Could you repeat, exactly as they stand, the lines between the one with "Reproduce this chart with Altair." and the one with "df = pd.DataFrame(rows)", inclusive, minus the pictures?

● Input:
--- begin ---

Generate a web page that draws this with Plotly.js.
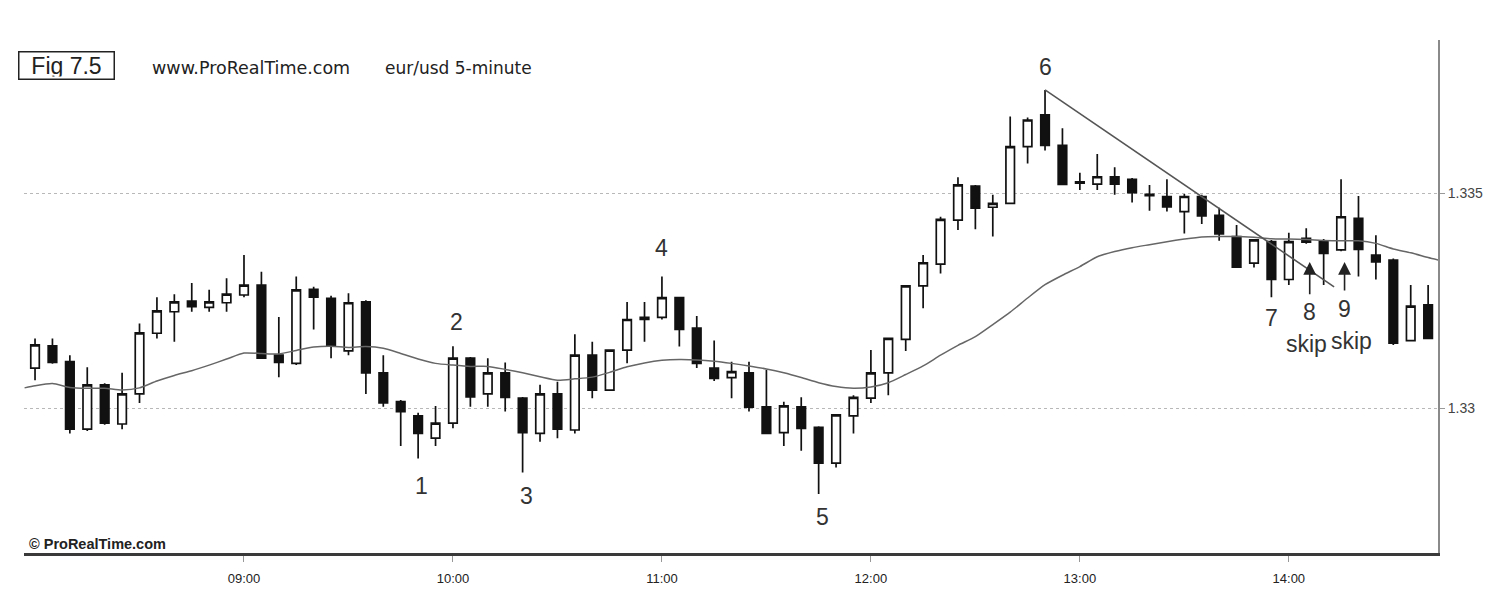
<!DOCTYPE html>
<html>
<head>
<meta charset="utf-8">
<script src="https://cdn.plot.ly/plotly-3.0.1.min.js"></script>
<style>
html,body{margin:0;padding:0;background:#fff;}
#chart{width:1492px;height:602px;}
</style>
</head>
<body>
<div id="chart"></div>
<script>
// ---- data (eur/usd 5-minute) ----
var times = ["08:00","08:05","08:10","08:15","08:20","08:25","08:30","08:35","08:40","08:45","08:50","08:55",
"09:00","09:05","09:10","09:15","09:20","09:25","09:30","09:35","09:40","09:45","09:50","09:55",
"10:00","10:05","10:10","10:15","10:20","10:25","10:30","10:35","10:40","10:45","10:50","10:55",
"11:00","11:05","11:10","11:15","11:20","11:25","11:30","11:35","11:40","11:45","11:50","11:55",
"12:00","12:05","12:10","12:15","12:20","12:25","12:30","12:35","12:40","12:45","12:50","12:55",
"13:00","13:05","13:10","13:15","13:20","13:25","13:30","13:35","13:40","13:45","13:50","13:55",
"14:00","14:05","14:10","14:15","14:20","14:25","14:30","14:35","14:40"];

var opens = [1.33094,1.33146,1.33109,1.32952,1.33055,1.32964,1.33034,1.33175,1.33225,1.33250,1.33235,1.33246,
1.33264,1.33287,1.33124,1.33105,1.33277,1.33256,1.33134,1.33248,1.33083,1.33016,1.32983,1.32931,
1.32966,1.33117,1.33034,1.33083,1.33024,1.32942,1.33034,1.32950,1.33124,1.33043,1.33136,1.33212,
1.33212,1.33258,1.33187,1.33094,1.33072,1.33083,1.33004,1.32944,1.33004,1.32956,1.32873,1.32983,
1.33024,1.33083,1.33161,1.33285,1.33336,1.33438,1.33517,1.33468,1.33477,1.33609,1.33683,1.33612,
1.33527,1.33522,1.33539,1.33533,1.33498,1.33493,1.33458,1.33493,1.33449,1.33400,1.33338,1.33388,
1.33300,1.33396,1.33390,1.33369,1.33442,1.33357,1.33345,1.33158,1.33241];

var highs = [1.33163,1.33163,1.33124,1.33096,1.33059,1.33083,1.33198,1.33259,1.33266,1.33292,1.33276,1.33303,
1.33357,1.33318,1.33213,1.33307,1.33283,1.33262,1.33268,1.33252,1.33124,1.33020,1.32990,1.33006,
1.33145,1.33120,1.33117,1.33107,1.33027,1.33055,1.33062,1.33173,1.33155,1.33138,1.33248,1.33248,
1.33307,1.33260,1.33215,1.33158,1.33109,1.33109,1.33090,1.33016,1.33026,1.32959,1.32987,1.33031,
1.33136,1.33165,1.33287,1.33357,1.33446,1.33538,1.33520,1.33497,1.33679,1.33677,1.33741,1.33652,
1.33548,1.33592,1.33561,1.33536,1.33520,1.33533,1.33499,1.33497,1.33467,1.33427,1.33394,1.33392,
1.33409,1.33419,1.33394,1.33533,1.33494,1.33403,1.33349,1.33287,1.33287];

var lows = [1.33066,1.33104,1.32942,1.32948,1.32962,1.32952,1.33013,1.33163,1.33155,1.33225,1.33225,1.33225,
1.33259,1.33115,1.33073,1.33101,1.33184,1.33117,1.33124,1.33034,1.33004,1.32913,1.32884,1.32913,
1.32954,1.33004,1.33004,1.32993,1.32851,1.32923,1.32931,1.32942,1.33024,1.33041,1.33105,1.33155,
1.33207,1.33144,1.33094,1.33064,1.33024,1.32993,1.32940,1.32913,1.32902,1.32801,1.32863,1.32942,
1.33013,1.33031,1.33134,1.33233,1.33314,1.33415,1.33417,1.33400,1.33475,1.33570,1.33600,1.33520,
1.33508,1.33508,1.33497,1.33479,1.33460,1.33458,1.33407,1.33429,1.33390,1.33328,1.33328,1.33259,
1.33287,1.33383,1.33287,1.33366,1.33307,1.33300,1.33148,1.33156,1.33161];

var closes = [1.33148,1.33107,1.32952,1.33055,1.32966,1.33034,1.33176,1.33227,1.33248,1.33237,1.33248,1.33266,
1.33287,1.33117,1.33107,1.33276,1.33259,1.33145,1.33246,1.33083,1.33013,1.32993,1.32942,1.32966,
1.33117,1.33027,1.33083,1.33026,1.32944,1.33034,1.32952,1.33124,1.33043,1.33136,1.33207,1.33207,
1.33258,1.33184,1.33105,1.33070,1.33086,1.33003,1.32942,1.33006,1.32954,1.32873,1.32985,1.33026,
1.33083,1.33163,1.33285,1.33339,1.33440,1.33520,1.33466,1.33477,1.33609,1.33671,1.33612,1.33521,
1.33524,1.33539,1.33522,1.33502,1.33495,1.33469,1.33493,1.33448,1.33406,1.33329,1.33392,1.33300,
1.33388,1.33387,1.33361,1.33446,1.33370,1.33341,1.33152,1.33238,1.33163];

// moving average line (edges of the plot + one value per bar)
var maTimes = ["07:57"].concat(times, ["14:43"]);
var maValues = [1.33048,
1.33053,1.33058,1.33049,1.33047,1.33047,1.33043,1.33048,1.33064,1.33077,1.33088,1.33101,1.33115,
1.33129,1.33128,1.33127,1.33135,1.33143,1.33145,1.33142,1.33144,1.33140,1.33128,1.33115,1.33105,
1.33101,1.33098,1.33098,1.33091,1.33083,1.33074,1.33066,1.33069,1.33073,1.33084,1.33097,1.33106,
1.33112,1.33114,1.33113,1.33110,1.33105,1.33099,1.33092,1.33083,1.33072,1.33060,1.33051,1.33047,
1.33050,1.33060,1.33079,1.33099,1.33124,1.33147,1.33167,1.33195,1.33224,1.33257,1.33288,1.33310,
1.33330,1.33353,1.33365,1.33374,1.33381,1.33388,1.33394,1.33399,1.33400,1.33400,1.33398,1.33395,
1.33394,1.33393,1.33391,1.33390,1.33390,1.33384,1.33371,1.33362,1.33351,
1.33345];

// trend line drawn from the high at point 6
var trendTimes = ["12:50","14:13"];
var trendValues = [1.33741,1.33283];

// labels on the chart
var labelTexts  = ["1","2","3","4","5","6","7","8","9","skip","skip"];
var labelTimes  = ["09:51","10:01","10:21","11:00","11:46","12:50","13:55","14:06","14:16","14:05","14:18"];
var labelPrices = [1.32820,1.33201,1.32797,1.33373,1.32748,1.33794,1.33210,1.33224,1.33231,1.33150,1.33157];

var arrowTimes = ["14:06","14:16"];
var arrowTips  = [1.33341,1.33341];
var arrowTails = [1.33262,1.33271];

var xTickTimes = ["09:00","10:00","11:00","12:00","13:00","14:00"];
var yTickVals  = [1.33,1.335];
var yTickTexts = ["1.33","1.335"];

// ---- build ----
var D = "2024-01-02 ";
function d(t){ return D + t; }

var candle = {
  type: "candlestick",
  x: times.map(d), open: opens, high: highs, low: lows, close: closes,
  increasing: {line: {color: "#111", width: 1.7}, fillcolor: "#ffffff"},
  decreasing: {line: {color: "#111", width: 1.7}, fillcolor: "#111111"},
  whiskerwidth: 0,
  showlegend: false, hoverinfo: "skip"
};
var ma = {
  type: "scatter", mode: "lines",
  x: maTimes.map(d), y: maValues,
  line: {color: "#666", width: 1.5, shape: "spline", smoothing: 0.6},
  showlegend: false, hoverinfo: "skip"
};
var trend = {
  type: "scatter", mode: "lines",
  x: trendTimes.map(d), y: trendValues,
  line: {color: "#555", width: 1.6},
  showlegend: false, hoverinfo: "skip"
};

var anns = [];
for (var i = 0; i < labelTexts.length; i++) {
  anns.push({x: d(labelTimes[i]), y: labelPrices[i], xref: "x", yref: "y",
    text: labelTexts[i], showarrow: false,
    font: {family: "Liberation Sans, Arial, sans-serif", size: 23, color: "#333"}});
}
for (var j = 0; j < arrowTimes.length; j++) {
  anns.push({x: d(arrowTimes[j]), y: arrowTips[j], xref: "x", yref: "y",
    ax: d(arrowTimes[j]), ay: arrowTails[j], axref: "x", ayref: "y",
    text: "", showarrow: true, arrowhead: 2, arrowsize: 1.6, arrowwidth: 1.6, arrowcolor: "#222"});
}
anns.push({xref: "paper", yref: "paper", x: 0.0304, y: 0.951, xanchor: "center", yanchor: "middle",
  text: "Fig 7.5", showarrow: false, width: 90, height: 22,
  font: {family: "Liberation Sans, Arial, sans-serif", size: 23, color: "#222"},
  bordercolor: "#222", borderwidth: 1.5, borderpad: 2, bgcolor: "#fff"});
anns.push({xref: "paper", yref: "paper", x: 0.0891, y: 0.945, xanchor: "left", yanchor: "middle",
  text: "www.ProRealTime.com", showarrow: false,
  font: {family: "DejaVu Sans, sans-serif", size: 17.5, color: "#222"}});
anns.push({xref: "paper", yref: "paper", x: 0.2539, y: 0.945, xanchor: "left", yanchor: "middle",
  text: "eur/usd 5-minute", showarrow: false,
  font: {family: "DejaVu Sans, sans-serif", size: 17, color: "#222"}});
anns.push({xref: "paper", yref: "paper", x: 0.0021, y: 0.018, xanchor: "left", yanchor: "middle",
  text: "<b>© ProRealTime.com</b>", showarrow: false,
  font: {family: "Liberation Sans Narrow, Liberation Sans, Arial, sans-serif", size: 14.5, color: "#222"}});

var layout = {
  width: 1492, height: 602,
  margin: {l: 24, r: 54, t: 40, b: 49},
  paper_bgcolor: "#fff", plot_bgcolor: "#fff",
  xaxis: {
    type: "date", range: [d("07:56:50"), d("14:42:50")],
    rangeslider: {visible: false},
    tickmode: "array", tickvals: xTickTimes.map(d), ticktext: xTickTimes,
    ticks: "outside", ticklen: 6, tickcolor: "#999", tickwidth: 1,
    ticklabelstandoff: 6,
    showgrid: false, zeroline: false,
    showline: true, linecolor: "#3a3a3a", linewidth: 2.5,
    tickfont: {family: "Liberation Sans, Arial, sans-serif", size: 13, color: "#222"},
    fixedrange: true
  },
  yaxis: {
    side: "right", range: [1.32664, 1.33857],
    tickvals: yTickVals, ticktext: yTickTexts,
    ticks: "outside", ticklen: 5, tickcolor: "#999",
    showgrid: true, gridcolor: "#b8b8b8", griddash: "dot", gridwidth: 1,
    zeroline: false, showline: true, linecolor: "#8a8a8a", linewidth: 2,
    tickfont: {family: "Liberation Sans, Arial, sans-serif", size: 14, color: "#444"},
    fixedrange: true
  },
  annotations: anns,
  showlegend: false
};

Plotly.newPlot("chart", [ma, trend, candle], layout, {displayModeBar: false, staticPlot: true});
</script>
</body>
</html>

--- end ---
--- begin ---

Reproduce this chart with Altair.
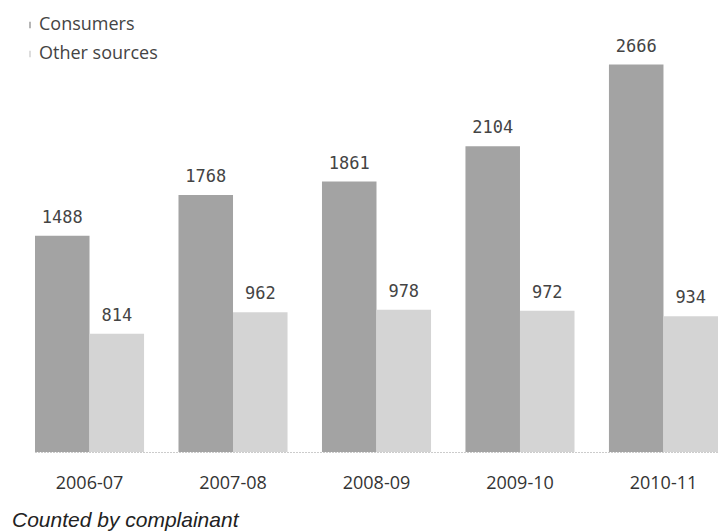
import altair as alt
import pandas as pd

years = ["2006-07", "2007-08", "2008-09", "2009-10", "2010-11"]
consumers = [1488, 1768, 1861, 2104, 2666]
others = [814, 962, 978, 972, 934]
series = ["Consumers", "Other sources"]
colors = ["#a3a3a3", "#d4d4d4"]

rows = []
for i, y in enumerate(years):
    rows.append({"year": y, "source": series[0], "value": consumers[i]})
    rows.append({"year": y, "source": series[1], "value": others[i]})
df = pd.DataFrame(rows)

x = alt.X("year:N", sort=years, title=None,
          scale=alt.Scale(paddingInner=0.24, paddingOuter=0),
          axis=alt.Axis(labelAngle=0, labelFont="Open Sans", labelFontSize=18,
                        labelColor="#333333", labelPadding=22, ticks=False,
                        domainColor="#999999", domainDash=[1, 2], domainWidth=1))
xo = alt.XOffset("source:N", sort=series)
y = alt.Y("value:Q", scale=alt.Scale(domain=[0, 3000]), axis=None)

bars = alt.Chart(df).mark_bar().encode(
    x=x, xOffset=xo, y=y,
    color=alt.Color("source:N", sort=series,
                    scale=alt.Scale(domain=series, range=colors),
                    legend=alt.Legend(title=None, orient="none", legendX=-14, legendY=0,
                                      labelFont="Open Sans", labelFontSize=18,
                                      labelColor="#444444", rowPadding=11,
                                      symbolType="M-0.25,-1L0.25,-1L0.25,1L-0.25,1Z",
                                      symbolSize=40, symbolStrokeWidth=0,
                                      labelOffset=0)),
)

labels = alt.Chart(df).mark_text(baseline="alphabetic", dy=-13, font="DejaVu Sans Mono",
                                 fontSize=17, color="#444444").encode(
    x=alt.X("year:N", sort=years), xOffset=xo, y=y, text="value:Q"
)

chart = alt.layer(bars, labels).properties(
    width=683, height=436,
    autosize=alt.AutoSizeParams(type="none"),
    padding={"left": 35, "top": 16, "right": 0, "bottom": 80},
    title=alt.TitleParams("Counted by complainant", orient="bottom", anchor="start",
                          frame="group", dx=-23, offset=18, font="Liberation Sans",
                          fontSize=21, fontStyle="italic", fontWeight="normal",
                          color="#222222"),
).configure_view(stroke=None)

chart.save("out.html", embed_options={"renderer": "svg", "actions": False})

--- end ---

● Result of the exercise:
Reproduce this chart with Altair.
import altair as alt
import pandas as pd

years = ["2006-07", "2007-08", "2008-09", "2009-10", "2010-11"]
consumers = [1488, 1768, 1861, 2104, 2666]
others = [814, 962, 978, 972, 934]
series = ["Consumers", "Other sources"]
colors = ["#a3a3a3", "#d4d4d4"]

rows = []
for i, y in enumerate(years):
    rows.append({"year": y, "source": series[0], "value": consumers[i]})
    rows.append({"year": y, "source": series[1], "value": others[i]})
df = pd.DataFrame(rows)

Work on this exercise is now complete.